### Data shown
········

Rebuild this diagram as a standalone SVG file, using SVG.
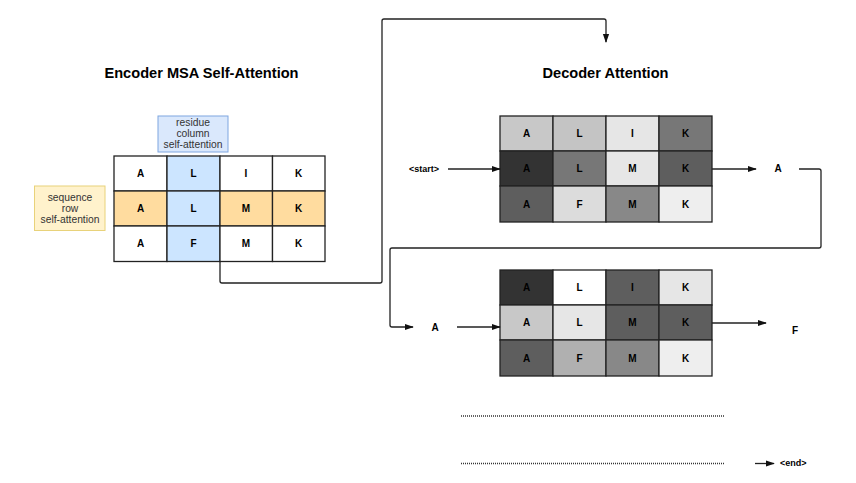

········

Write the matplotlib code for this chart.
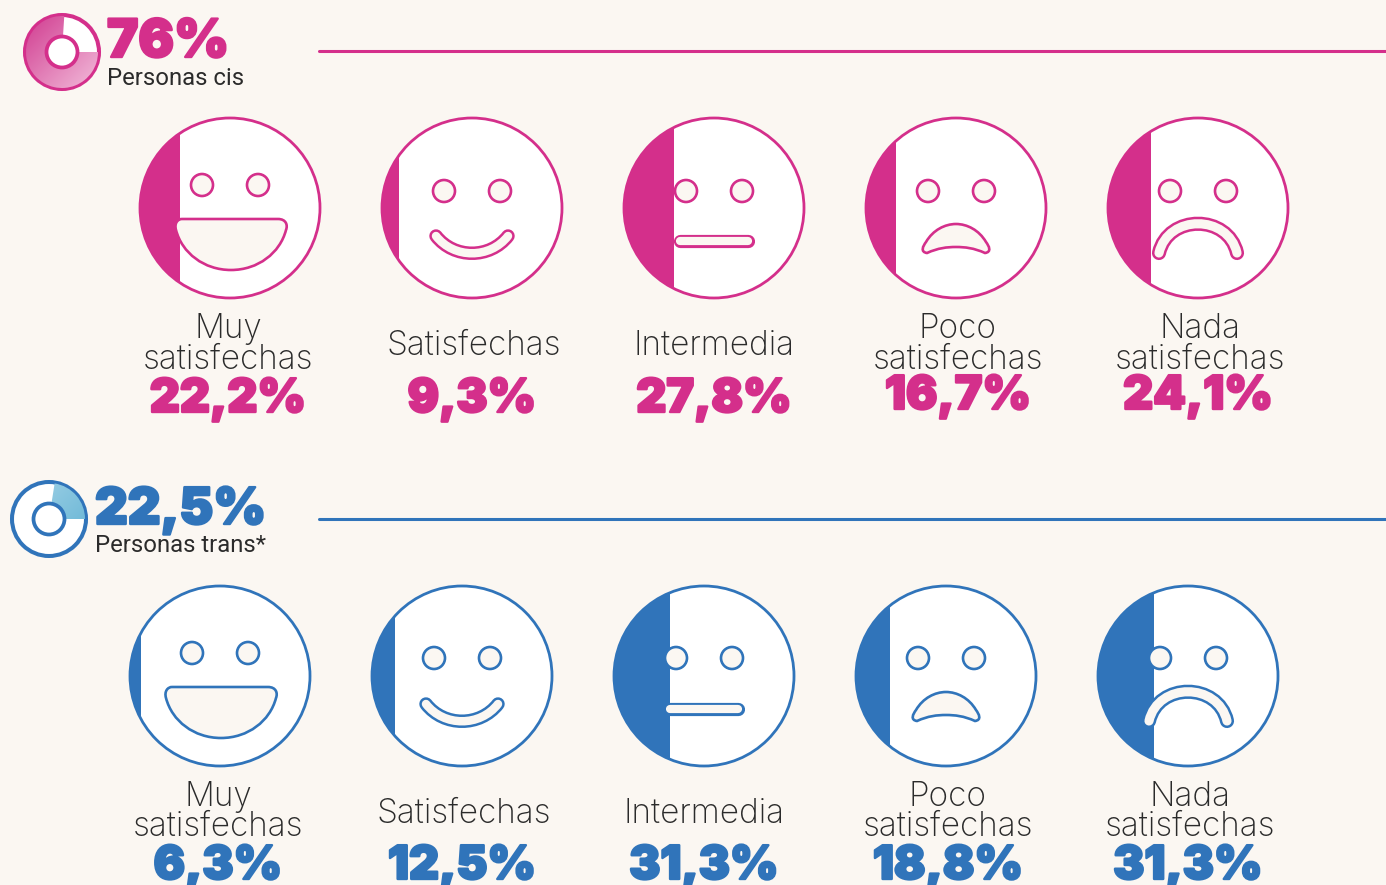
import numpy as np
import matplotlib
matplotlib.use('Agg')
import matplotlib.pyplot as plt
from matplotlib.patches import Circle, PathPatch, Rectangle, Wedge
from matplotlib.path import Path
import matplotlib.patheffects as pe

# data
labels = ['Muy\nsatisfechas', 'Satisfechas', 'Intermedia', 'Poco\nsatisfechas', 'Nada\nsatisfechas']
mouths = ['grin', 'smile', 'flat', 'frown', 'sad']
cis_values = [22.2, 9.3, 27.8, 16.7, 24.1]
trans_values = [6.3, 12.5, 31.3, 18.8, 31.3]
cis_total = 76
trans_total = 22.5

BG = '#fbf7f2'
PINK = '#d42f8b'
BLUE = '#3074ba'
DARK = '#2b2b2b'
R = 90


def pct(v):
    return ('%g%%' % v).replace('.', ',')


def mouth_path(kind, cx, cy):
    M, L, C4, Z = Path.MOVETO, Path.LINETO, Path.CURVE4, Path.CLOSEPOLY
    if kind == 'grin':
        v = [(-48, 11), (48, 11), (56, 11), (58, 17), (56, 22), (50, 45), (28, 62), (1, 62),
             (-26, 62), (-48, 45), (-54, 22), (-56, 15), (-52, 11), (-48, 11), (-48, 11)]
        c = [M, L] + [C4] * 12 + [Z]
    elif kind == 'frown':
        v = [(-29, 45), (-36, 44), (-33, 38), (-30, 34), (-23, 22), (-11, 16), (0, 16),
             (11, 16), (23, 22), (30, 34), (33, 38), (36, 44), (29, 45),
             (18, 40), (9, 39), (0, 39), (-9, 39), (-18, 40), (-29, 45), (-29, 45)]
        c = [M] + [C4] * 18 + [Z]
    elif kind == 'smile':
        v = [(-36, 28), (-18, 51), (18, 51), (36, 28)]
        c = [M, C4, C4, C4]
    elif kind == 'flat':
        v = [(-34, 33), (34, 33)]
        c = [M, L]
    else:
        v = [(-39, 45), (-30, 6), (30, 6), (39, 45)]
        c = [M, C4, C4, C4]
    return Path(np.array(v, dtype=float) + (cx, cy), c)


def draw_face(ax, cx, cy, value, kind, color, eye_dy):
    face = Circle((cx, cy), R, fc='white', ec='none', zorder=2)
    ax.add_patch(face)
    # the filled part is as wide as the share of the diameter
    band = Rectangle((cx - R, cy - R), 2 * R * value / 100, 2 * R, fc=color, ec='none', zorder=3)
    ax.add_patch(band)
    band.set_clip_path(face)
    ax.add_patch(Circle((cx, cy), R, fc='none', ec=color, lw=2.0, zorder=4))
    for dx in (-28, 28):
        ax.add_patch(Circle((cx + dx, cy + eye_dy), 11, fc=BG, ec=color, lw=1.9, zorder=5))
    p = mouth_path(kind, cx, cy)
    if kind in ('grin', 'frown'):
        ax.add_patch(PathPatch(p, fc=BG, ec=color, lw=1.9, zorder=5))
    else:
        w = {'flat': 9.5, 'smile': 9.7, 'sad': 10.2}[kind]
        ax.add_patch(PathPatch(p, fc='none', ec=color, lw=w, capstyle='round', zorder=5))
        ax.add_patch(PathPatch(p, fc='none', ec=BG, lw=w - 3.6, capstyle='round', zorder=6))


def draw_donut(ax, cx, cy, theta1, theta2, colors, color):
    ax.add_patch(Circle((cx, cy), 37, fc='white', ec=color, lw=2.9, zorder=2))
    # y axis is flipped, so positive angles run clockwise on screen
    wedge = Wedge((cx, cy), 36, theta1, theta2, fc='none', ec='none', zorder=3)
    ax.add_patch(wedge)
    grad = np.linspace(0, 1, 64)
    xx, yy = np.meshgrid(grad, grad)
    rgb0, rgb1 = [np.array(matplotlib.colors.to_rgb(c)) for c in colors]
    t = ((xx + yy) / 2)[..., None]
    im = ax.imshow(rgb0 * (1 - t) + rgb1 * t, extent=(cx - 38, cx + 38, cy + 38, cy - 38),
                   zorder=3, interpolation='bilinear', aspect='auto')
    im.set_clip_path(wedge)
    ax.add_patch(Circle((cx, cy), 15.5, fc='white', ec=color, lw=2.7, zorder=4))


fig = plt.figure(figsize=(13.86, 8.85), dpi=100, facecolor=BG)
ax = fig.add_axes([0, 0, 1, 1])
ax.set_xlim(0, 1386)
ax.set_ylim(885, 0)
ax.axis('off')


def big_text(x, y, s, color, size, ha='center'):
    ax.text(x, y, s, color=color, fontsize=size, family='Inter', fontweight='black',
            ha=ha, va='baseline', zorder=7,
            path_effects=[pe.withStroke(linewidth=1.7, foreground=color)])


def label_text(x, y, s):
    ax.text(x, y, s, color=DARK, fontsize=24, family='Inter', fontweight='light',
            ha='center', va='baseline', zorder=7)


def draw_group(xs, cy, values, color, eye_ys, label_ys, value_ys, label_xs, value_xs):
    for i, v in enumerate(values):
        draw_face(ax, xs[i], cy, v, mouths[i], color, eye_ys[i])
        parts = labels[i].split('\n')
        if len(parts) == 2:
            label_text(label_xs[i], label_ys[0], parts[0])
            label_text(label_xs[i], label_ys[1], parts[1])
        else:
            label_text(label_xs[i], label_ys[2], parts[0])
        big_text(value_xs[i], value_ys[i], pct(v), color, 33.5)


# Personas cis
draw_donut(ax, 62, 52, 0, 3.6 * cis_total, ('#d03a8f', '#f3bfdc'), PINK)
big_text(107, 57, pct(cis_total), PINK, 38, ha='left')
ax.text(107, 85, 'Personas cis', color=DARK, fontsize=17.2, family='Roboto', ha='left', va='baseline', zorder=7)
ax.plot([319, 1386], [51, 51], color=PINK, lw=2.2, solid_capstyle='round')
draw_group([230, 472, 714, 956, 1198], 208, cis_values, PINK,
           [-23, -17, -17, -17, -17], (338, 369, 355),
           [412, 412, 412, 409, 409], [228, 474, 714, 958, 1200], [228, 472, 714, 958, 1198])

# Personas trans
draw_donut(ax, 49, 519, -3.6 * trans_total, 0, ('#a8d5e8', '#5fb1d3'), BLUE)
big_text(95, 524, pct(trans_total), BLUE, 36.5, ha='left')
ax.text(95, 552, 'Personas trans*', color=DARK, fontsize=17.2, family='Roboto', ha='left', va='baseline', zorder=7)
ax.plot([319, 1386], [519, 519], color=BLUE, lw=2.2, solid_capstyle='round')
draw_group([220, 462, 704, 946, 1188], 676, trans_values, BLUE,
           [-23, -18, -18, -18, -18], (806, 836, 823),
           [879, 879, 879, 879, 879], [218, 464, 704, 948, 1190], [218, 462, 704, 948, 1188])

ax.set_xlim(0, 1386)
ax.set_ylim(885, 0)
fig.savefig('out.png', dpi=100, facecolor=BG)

········

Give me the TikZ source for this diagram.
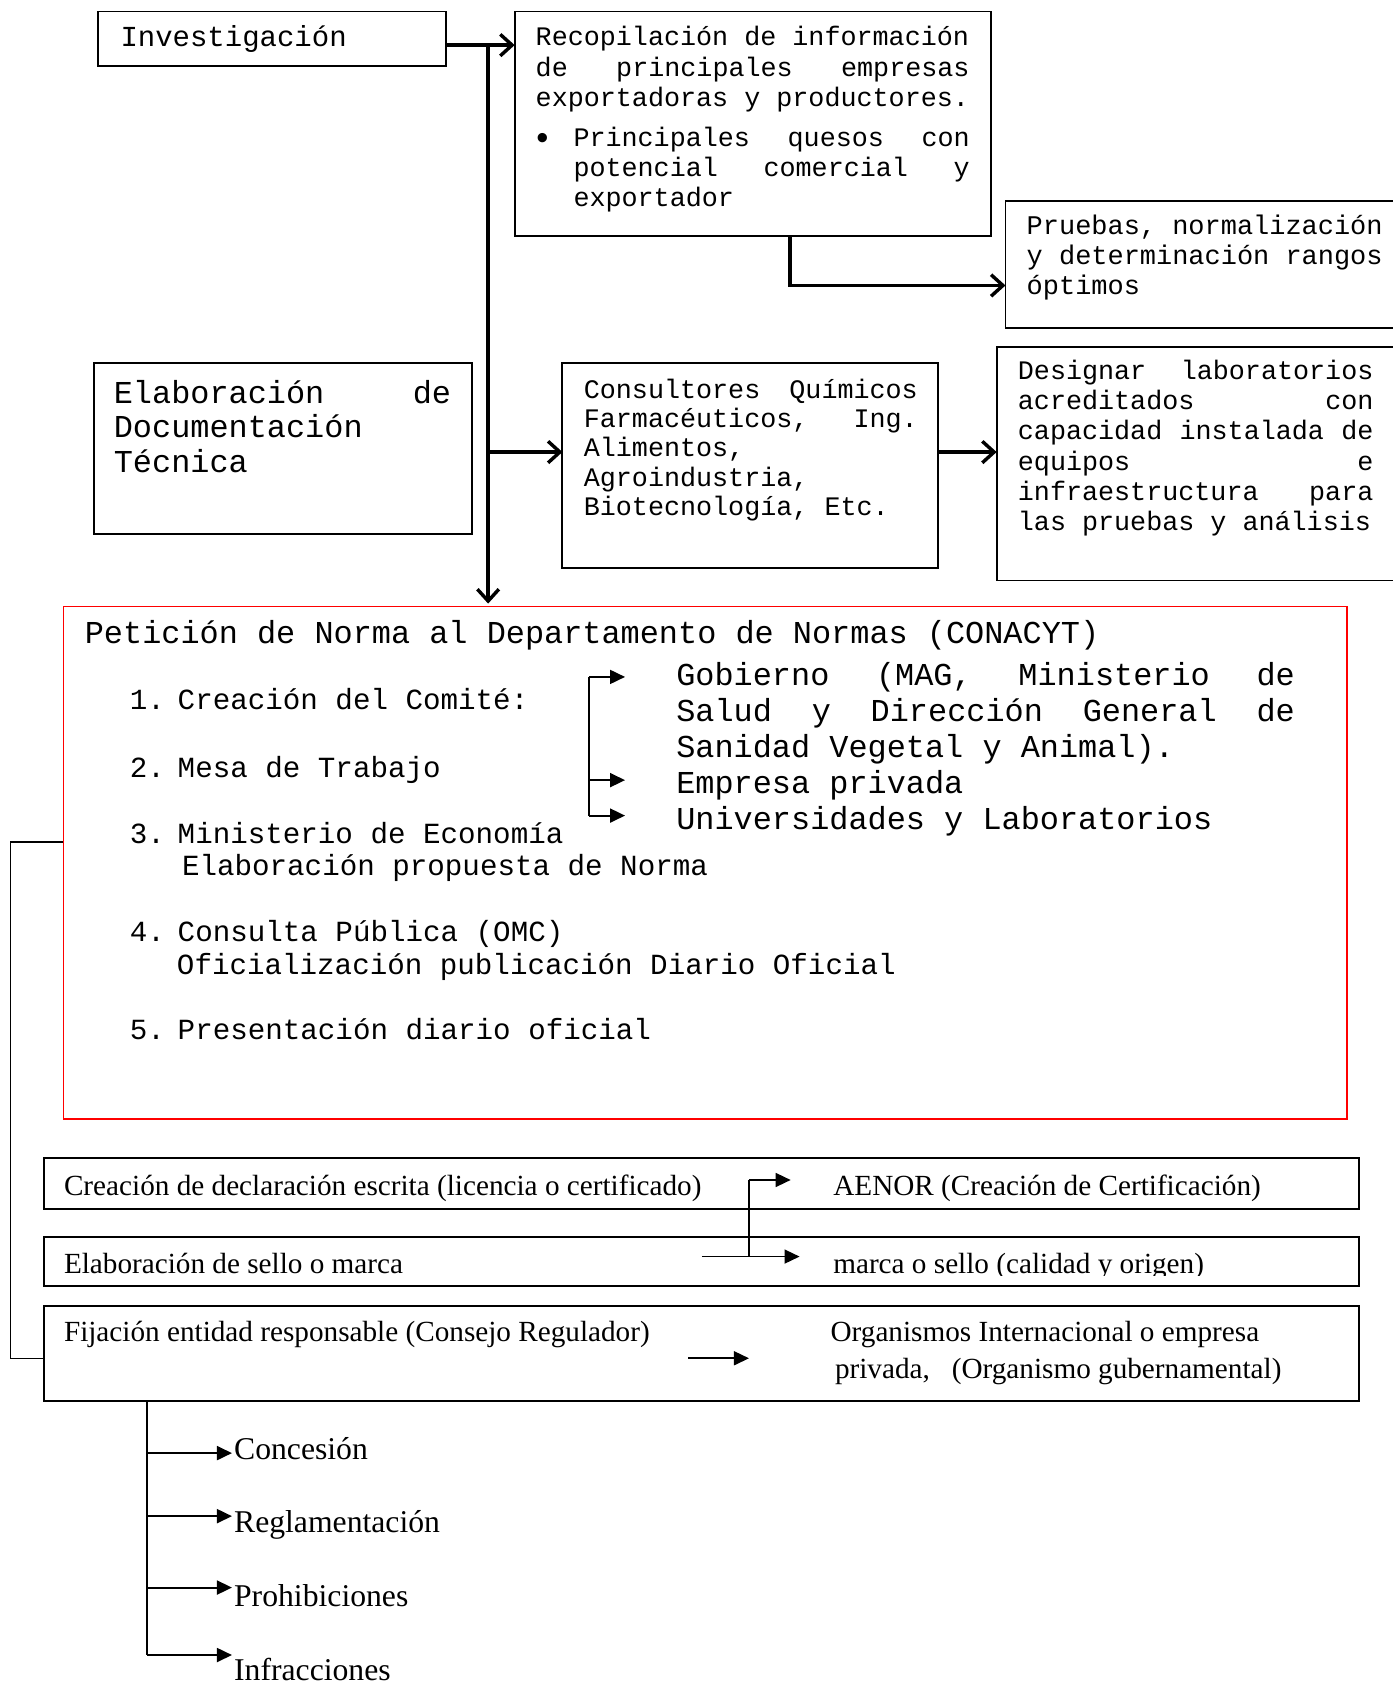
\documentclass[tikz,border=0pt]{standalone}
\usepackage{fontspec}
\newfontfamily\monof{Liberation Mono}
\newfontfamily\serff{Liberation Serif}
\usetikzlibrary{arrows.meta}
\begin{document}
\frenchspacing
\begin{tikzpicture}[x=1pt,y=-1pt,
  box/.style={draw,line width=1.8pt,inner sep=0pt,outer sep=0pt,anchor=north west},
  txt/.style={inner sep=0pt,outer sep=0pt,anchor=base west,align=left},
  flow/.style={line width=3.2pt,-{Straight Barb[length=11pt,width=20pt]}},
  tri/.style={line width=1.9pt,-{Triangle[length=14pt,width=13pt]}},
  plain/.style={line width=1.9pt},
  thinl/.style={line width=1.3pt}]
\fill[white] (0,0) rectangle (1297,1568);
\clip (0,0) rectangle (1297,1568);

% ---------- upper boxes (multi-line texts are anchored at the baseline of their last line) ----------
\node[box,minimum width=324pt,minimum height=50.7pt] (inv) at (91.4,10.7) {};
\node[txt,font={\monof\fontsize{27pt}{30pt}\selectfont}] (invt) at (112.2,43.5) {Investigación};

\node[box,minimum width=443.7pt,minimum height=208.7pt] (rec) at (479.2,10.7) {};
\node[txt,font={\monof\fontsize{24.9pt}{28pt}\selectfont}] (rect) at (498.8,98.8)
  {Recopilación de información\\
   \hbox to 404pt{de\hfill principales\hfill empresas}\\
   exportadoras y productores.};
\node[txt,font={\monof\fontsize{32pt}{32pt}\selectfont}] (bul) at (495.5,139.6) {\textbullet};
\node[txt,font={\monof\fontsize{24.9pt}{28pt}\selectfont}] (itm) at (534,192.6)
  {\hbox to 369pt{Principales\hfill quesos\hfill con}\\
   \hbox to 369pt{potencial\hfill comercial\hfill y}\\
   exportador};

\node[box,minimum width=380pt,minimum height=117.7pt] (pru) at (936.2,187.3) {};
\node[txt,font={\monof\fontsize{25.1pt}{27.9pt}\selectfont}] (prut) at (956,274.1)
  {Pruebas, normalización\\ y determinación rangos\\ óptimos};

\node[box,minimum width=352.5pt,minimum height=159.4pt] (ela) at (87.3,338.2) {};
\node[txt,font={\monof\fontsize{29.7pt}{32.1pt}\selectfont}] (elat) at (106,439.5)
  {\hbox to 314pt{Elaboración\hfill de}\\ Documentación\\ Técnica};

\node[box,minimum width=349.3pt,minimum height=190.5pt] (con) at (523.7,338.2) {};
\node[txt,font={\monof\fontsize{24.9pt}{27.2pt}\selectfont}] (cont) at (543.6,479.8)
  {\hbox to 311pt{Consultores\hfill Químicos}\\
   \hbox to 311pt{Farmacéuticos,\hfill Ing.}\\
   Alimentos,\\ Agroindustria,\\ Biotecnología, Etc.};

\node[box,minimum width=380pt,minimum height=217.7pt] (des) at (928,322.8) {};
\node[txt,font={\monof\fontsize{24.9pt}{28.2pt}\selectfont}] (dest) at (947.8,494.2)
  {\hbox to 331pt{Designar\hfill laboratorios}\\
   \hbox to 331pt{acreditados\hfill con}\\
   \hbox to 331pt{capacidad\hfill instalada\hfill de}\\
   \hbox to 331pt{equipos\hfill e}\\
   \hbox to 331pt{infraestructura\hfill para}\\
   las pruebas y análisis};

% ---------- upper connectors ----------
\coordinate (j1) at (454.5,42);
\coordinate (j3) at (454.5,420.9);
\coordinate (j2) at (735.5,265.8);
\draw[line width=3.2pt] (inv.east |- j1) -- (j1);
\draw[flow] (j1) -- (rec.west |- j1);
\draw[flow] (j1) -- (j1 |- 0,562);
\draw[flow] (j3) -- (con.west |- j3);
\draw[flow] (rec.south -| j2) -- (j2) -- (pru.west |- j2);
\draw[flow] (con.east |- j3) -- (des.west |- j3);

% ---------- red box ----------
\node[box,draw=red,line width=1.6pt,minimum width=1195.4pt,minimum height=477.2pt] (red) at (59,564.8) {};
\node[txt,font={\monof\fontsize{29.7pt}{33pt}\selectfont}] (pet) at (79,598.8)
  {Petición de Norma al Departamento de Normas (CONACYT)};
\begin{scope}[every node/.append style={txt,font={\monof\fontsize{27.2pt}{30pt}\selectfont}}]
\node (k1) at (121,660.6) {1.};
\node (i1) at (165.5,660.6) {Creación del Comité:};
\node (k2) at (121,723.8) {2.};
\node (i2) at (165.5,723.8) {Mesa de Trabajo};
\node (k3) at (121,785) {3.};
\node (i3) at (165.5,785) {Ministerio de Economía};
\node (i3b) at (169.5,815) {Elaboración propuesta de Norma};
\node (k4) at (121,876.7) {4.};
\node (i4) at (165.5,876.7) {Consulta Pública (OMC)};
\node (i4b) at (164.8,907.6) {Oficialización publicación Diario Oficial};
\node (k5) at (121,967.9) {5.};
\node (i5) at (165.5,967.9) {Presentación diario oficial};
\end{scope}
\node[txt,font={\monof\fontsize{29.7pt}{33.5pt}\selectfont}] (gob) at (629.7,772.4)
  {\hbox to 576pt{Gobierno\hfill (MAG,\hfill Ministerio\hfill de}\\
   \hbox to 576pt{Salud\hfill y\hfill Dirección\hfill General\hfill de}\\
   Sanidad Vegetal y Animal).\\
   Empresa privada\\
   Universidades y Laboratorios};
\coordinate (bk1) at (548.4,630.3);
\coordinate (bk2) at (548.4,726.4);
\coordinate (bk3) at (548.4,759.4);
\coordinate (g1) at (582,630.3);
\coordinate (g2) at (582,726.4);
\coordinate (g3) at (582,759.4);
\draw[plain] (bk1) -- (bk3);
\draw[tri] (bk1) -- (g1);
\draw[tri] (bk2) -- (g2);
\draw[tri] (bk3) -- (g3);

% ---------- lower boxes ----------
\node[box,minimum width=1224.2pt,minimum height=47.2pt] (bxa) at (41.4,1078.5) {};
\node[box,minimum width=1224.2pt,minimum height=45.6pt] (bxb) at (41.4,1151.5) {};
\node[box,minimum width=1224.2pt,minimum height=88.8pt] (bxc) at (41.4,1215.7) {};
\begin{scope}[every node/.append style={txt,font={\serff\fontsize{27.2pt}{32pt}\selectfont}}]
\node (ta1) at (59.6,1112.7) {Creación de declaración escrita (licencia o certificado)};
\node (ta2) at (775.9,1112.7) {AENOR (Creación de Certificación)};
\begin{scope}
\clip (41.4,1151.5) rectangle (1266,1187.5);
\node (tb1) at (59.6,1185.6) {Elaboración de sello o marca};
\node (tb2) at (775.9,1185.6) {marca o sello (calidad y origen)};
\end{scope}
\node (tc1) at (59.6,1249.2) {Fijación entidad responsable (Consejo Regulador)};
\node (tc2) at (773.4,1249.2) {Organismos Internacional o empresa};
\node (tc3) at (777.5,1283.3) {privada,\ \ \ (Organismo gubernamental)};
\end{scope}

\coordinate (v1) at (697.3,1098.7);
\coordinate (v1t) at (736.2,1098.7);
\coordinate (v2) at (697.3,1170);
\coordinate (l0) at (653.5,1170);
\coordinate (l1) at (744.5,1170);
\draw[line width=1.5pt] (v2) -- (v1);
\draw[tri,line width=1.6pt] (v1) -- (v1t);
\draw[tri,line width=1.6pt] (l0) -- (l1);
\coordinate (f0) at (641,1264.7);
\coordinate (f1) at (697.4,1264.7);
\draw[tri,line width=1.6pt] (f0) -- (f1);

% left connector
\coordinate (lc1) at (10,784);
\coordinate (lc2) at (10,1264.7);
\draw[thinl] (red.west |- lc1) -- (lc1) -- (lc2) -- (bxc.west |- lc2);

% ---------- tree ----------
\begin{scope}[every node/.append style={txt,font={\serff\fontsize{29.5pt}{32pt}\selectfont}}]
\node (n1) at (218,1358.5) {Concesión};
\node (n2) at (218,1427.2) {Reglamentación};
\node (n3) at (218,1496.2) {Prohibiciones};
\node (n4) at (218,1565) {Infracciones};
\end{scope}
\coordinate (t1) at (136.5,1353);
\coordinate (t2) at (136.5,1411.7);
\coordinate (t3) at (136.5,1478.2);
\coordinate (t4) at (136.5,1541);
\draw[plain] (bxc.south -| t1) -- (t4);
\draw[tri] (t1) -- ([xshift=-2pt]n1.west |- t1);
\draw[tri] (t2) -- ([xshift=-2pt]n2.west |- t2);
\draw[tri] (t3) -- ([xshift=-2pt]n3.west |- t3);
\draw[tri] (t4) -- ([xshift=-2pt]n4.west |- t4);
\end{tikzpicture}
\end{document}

········

### Instructions to follow
Find every line that has "standalone" in it, then return those lines.

### Result of the exercise
Rebuild this diagram as a standalone SVG file, using SVG.
\documentclass[tikz,border=0pt]{standalone}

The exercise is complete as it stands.